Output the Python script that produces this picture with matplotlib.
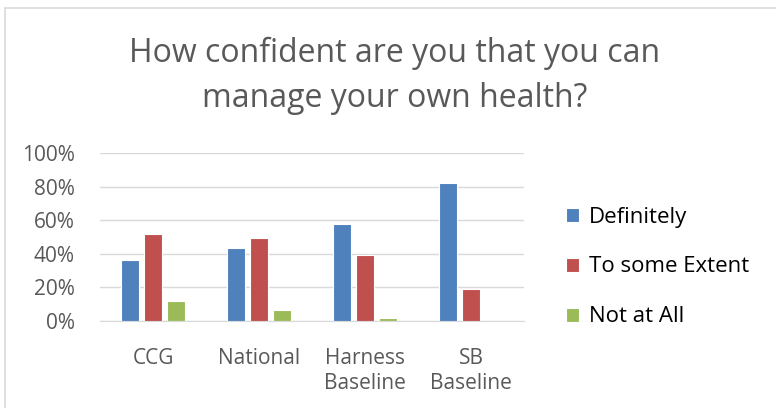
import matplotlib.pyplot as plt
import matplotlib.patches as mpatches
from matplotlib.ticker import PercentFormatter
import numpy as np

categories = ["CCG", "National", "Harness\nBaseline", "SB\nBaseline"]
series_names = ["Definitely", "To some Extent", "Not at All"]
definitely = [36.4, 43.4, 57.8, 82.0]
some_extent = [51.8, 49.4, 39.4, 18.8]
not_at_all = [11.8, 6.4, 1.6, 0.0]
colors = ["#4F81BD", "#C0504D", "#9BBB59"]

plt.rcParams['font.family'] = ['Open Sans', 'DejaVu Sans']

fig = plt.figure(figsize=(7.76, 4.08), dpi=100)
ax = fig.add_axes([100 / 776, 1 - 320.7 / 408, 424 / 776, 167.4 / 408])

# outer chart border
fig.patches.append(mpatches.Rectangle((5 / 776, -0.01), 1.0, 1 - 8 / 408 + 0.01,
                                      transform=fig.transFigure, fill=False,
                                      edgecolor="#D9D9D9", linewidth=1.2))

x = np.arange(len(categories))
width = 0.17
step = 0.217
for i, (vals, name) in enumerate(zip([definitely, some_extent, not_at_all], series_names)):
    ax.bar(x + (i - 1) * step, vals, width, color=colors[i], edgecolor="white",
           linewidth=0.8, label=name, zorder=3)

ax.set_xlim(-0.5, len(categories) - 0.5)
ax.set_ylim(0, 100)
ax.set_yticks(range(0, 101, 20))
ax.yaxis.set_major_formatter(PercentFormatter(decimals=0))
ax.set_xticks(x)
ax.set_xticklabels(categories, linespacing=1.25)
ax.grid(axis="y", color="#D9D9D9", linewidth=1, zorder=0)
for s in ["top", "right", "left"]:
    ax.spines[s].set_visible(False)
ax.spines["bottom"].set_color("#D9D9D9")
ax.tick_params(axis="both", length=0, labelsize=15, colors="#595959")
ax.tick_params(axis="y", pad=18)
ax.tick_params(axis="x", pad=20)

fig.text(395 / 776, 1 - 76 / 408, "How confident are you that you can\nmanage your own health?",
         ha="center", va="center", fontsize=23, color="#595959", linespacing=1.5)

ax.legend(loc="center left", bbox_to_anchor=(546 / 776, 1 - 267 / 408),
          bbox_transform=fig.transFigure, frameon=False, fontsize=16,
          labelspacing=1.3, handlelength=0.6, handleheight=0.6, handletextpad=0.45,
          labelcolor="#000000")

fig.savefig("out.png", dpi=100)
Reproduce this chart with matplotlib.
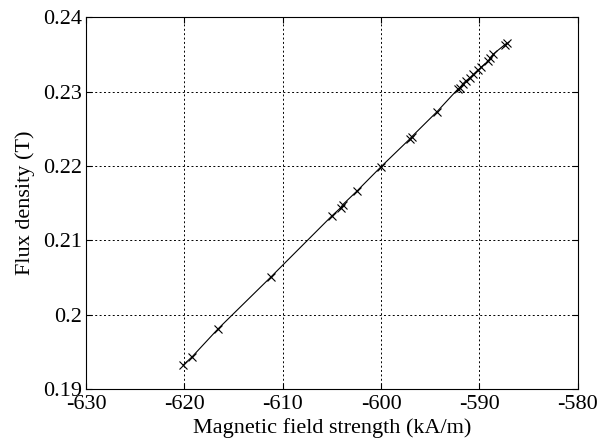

Given request: Give again, exactly, the lines from the start of the data through the one holding "import numpy as np"; omit the pictures.

Solution to this problem:
Output the Python script that produces this picture with matplotlib.
import matplotlib.pyplot as plt
import matplotlib.patches as mpatches
from matplotlib.ticker import PercentFormatter
import numpy as np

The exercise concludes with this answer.